As a first, I recently received an invitation to peer review for a predatory (or at least shady) conference - in contrast to the tons of unsolicited invitations to publish papers with their journals or speak at one of their conferences (which always involve a publication fee payable by yourself). The email had all the hallmarks of a typical predatory request (including being adressed as "Dear Scholar" instead of my name), a quick look at their website confirmed the suspicion.

Normally, I always directly dismiss these kind of emails, but this one is different, as it doesn't ask for money and instead asks for peer review - a process that normally should lead to higher quality publications - a sign that the "shady" conference is trying to improve and become a more reputable outfit in the future?

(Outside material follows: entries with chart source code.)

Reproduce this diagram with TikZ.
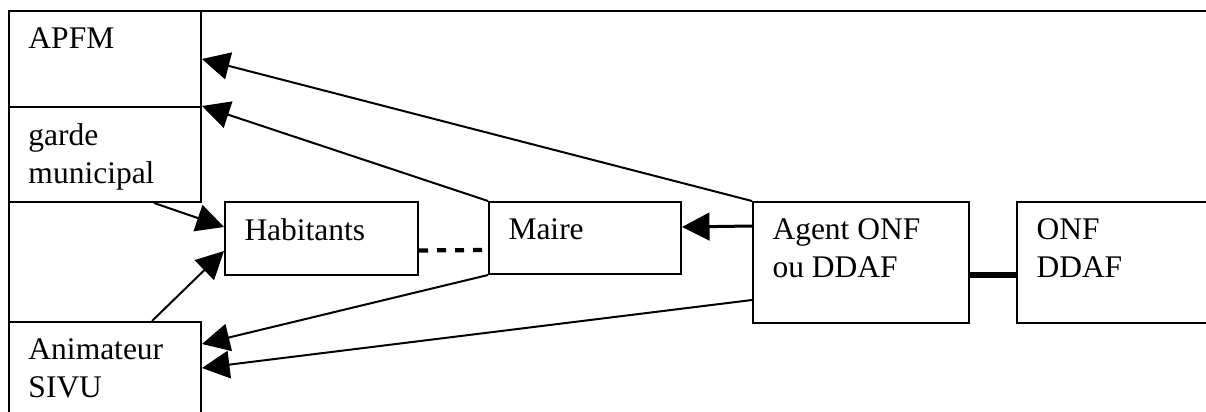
\documentclass[tikz,border=0pt]{standalone}
\usepackage{fontspec}
\setmainfont{Liberation Serif}
\usetikzlibrary{arrows.meta,positioning,fit}

\begin{document}
\begin{tikzpicture}[
  x=0.4pt, y=-0.4pt,
  >={Triangle[length=11pt, width=11pt]},
  boite/.style={draw, line width=0.8pt, inner sep=0pt},
  texte/.style={font=\fontsize{12.6}{15.2}\selectfont, align=left, anchor=north west, inner sep=0pt},
  fleche/.style={->, line width=0.8pt},
]
  % Page
  \useasboundingbox (0,0) rectangle (1206,412);
  \fill[white] (0,0) rectangle (1206,412);
  \clip (0,0) rectangle (1206,412);

  % Cadre (ouvert a droite et en bas)
  \node[boite, fit={(9,11) (1230,430)}] (cadre) {};

  % Boites de gauche
  \node[boite, fit={(9,11) (201,107)}] (apfm) {};
  \node[boite, fit={(9,107) (201,202)}] (garde) {};
  \node[boite, fit={(9,322) (201,430)}] (anim) {};

  % Boites du milieu et de droite
  \node[boite, fit={(225,202) (418,275)}] (hab) {};
  \node[boite, fit={(489,202) (681,274)}] (maire) {};
  \node[boite, fit={(753,202) (969,323)}] (agent) {};
  \node[boite, fit={(1017,202) (1230,323)}] (onf) {};

  % Textes
  \node[texte] (apfm-t) at ([shift={(20,17)}]apfm.north west) {APFM};
  \node[texte] (garde-t) at ([shift={(20,17)}]garde.north west) {garde\\municipal};
  \node[texte] (anim-t) at ([shift={(20,17)}]anim.north west) {Animateur\\SIVU};
  \node[texte] (hab-t) at ([shift={(20,17)}]hab.north west) {Habitants};
  \node[texte] (maire-t) at ([shift={(20,17)}]maire.north west) {Maire};
  \node[texte] (agent-t) at ([shift={(20,17)}]agent.north west) {Agent ONF\\ou DDAF};
  \node[texte] (onf-t) at ([shift={(20,17)}]onf.north west) {ONF\\DDAF};

  % Fleches
  \draw[fleche] (agent.north west) -- (apfm.east);
  \draw[fleche] (maire.north west) -- (garde.north east);
  \draw[fleche] ([shift={(146,0)}]garde.south west) -- ([shift={(0,-11.5)}]hab.west);
  \draw[fleche] ([shift={(144,0)}]anim.north west) -- ([shift={(0,12.5)}]hab.west);
  \draw[fleche] (maire.south west) -- ([shift={(0,23)}]anim.north east);
  \draw[fleche] ([shift={(0,-24)}]agent.south west) -- ([shift={(0,47)}]anim.north east);
  \draw[fleche, line width=1.2pt] ([shift={(0,25)}]agent.north west) -- ([shift={(0,-11)}]maire.east);

  % Liens sans fleche
  \draw[line width=1.7pt, dash pattern=on 3.6pt off 3.6pt] ([shift={(0,12)}]hab.east) -- ([shift={(0,12)}]maire.west);
  \draw[line width=2.2pt] ([shift={(0,12.5)}]agent.east) -- ([shift={(0,12.5)}]onf.west);

\end{tikzpicture}
\end{document}
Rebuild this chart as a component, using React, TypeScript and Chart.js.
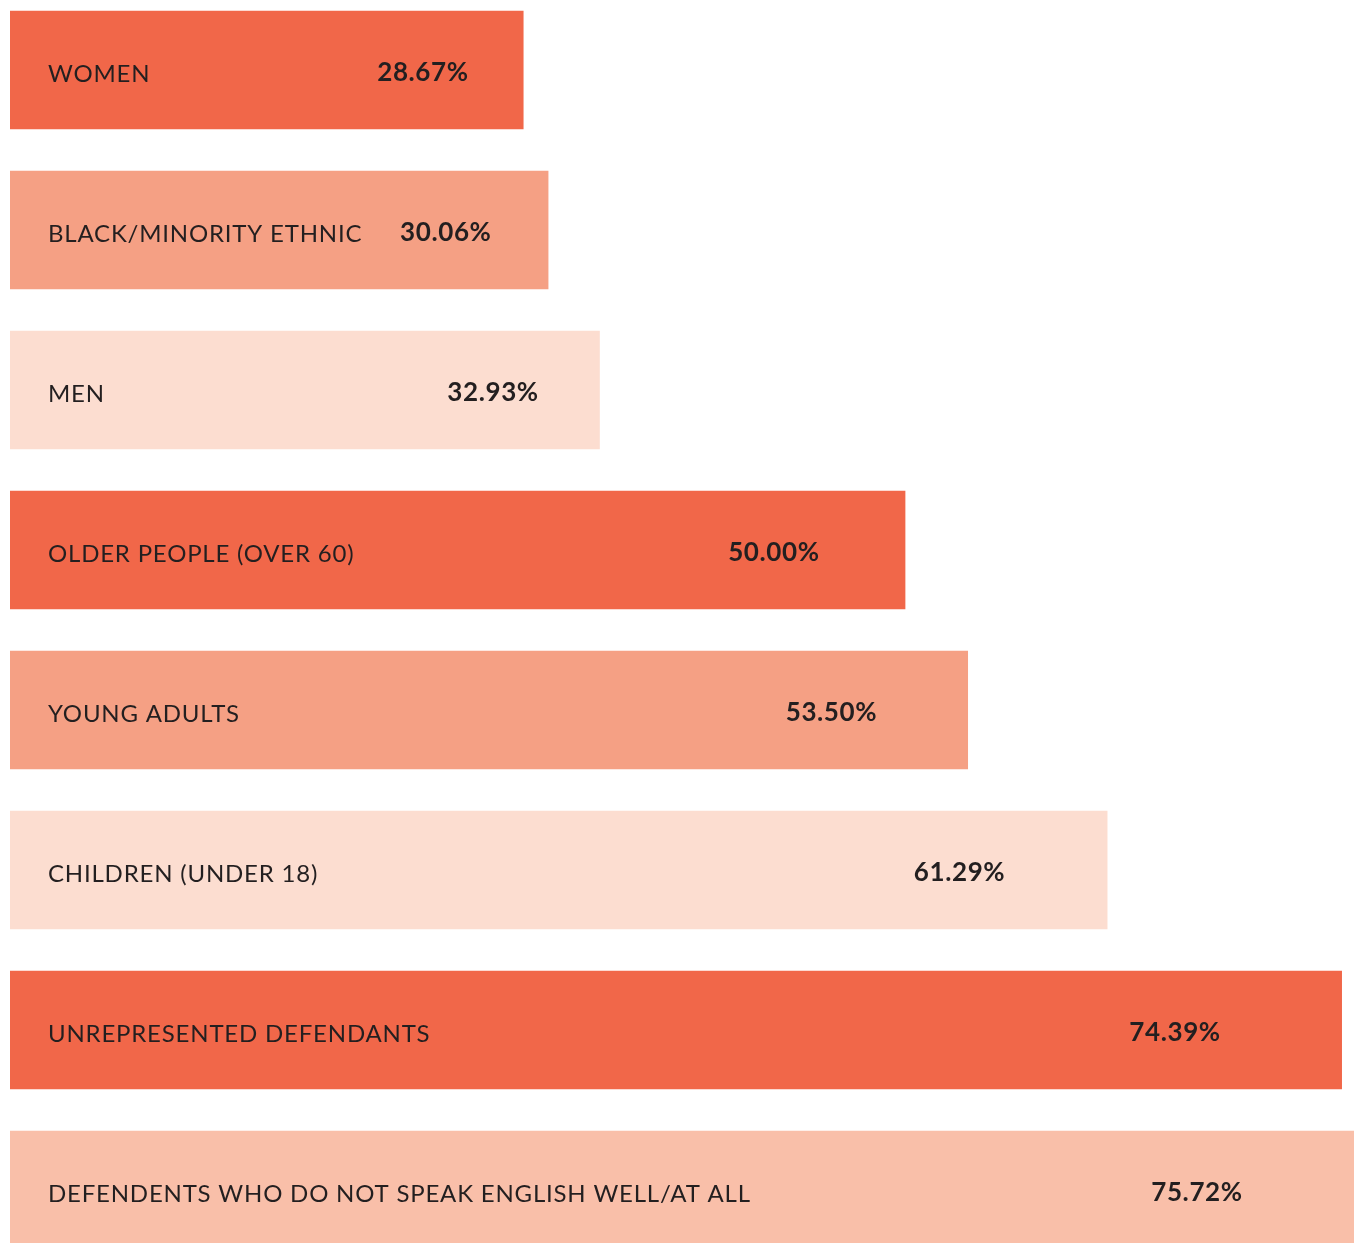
import React, { useEffect, useRef } from "react";
import { Chart, registerables } from "chart.js";

Chart.register(...registerables);

const categories = [
  "WOMEN",
  "BLACK/MINORITY ETHNIC",
  "MEN",
  "OLDER PEOPLE (OVER 60)",
  "YOUNG ADULTS",
  "CHILDREN (UNDER 18)",
  "UNREPRESENTED DEFENDANTS",
  "DEFENDENTS WHO DO NOT SPEAK ENGLISH WELL/AT ALL",
];
const values = [28.67, 30.06, 32.93, 50.0, 53.5, 61.29, 74.39, 75.72];
const valueLabels = ["28.67%", "30.06%", "32.93%", "50.00%", "53.50%", "61.29%", "74.39%", "75.72%"];
const barColors = [
  "#F16749",
  "#F5A084",
  "#FCDDD0",
  "#F16749",
  "#F5A084",
  "#FCDDD0",
  "#F16749",
  "#F9BFA9",
];

const labelPlugin = {
  id: "inBarLabels",
  afterDatasetsDraw(chart: any) {
    const { ctx, scales } = chart;
    const meta = chart.getDatasetMeta(0);
    const xs = scales.x;
    ctx.save();
    ctx.fillStyle = "#231F20";
    ctx.textBaseline = "middle";
    meta.data.forEach((bar: any, i: number) => {
      const y = bar.y + 4;
      ctx.font = "400 24px Lato";
      (ctx as any).letterSpacing = "0.8px";
      ctx.textAlign = "left";
      ctx.fillText(categories[i], xs.left + 38, y);
      ctx.font = "700 26px Lato";
      (ctx as any).letterSpacing = "0.6px";
      ctx.textAlign = "center";
      const cx = xs.getPixelForValue(values[i] * 0.919 - 3.28);
      ctx.fillText(valueLabels[i], cx, y - 1);
    });
    ctx.restore();
  },
};

export default function App() {
  const ref = useRef<HTMLCanvasElement>(null);
  useEffect(() => {
    if (!ref.current) return;
    const chart = new Chart(ref.current, {
      type: "bar",
      data: {
        labels: categories,
        datasets: [
          {
            data: values,
            backgroundColor: barColors,
            borderWidth: 0,
            barThickness: 118,
          },
        ],
      },
      options: {
        indexAxis: "y",
        responsive: false,
        animation: false,
        layout: { padding: { left: 10, right: 0, top: 0, bottom: 0 } },
        plugins: { legend: { display: false }, tooltip: { enabled: false } },
        scales: {
          x: { display: false, min: 0, max: 75.08 },
          y: { display: false },
        },
      },
      plugins: [labelPlugin],
    });
    return () => chart.destroy();
  }, []);
  return (
    <div
      style={{
        position: "absolute",
        left: 0,
        top: 0,
        width: 1354,
        height: 1243,
        overflow: "hidden",
        background: "#fff",
      }}
    >
      <canvas
        ref={ref}
        width={1354}
        height={1280}
        style={{ position: "absolute", left: 0, top: -10, width: 1354, height: 1280 }}
      />
    </div>
  );
}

Therefor my question: Is reviewing for disreputable journals/conferences a waste of time and not worth it, or is it helping towards the improvement of publications?

  • 1
    Does this answer your question? academia.stackexchange.com/questions/8959/…
    – Allure
    Commented Nov 23, 2021 at 10:01
  • 16
    You do not want to be associated with any journal or any conference which is disreputable, so no.
    – Tom
    Commented Nov 23, 2021 at 16:45
  • 2
    "If you lie down with dogs, you will get up with fleas." Commented Nov 23, 2021 at 17:59
  • @Allure yes, it probably does. I tried to see if a similar question had been asked before, but did not find that one.
    – Sursula
    Commented Nov 24, 2021 at 3:46

1 Answer 1


I would not review for a disreputable journal or conference, especially not a predatory one. Not only does it waste your time but I believe you are doing harm because you are providing them credibility to continue to exploit people and damage academia. Such journals and conferences will unlikely be around for long, and then any good content is also lost. Any credibility they gain may result in people trusting work that has not been properly vetted. I recommend against having any association at all with predatory journals and conferences.